Some experts say that this policy is aimed at some vulnerable African oil nations, as well as Venezuela and Russia with its costly oil fields in the Arctic and the Siberia. On top of that, it also undermines America’s shale oil industry. With that being said, the failed summit is a blow to the oil industries of many oil nations including Russia and the USA. If the Saudis start selling out their holdings of U.S. bonds, this is going to be another major problem for both Russia and America. They say that it has to do with with the fact that the U.S. Congress has approved the draft bill allowing the USA to sue the Saudis for being related to the 9/11 terrorist acts. With that being said, it looks like the Saudis are trying to defend their property on the U.S. property from being confiscated by showing the USA that they also had a trump card up their sleeves.
 

 

Should Saudi Arabia really sell such a huge amount of U.S. bonds, this is going to undermine the U.S. capital market.

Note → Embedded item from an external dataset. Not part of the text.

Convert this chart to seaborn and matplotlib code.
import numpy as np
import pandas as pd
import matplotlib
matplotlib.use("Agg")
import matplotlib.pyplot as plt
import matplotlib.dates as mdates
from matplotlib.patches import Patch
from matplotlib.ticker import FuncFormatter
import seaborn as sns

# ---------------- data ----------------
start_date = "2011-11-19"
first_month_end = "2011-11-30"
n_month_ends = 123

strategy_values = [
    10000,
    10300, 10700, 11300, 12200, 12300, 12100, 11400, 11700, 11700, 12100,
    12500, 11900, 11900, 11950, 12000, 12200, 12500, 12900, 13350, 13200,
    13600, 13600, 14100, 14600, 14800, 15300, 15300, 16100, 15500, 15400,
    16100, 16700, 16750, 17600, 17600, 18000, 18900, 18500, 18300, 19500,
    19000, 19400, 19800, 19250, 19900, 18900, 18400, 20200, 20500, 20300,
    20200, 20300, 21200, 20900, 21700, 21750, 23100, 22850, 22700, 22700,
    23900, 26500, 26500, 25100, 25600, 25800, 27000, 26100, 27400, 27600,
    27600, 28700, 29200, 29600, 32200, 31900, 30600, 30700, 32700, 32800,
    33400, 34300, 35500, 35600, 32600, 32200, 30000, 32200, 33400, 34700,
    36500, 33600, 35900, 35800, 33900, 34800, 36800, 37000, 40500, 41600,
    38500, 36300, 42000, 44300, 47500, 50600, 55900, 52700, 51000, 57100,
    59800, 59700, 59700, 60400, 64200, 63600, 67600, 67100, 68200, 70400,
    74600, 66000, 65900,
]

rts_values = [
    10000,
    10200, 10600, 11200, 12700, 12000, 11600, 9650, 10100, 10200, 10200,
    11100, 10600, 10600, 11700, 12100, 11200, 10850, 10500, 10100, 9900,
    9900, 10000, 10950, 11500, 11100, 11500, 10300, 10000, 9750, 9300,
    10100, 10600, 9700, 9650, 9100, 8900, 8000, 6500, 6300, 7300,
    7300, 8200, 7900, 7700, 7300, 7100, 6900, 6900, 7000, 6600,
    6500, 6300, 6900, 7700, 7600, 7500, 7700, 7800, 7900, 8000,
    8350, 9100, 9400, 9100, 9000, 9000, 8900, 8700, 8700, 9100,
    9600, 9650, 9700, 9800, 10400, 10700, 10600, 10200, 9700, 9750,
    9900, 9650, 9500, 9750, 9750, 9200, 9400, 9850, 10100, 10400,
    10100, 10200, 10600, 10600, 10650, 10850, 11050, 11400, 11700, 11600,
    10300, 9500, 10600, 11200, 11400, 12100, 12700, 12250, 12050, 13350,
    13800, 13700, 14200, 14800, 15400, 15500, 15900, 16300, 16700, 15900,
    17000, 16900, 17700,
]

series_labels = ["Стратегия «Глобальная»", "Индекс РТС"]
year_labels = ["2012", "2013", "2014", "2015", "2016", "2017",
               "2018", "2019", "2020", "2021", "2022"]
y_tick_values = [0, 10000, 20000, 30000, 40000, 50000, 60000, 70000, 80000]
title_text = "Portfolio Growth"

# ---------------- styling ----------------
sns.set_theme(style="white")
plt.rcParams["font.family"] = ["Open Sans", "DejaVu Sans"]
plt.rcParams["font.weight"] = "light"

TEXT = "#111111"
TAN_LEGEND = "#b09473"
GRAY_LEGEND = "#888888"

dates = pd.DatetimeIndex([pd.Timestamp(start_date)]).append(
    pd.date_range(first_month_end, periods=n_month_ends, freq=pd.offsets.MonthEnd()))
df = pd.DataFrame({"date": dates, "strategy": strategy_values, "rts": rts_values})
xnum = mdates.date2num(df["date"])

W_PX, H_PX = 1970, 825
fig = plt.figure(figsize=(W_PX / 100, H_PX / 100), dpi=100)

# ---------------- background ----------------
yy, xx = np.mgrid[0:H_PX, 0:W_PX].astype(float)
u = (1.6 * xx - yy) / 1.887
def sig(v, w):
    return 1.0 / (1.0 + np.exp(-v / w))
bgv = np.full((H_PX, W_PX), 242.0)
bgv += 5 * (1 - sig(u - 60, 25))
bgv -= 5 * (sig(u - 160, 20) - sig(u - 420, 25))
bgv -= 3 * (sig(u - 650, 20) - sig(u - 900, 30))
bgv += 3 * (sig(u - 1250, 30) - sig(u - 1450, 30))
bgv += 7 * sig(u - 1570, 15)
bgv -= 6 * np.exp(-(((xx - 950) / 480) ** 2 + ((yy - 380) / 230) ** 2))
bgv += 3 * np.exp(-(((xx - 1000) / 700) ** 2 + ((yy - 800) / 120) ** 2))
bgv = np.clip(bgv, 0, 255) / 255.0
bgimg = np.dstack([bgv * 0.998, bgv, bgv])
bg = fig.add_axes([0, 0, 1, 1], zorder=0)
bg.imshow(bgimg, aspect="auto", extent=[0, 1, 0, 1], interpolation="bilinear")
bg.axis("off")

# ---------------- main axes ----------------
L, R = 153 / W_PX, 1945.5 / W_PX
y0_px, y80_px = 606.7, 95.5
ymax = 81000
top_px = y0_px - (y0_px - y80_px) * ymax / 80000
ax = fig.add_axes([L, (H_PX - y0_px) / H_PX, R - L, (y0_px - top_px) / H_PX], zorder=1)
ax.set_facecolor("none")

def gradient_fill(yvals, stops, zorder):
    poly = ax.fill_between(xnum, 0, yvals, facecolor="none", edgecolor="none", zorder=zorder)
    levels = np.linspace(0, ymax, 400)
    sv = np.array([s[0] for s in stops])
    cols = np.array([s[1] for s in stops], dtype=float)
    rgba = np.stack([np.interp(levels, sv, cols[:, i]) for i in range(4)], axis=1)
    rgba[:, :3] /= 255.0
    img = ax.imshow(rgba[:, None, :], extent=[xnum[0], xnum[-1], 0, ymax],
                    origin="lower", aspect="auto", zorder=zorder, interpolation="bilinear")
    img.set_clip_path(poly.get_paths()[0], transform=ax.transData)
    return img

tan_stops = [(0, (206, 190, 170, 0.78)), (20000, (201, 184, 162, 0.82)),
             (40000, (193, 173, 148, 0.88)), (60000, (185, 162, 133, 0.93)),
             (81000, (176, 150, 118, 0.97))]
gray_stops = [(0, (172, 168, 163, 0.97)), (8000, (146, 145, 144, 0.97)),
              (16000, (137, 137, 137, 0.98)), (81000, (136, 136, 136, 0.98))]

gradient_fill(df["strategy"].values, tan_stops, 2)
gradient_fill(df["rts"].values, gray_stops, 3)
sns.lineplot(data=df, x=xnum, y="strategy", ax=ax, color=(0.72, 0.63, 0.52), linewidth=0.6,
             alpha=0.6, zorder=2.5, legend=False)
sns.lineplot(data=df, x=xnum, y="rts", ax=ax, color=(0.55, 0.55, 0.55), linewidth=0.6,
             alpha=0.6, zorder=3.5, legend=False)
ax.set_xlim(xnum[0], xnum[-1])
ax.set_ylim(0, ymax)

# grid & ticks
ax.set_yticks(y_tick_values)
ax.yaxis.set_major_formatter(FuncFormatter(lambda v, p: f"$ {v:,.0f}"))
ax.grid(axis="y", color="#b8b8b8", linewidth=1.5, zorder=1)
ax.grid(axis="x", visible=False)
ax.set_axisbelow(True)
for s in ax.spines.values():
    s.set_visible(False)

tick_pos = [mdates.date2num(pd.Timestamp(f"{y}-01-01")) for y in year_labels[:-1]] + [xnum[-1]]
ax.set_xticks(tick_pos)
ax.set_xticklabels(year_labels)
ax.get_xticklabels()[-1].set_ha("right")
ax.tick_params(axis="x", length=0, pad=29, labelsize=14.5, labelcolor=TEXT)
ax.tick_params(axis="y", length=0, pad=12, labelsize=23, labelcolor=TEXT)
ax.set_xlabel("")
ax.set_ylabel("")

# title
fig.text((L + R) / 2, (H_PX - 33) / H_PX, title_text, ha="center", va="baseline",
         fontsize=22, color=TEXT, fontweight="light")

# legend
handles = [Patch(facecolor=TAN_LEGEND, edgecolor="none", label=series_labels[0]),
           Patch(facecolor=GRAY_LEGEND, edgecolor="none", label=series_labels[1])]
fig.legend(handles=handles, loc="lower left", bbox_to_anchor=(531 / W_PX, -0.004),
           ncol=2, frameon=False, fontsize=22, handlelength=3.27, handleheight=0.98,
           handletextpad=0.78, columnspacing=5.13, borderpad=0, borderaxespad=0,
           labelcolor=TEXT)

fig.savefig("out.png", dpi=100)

This may trigger a short-period if cheap U.S. bonds, which is going to make the borrowing costs much higher for the U.S. government. In its turn, such a scenario may create domino effect, hereby affecting the U.S. debt as well as the entire banking sector. Even though this is not going to trigger a collapse, the consequences may be truly serious, including a much weaker dollar as the result of a possible flight of capital from the entire world straight into U.S. markets.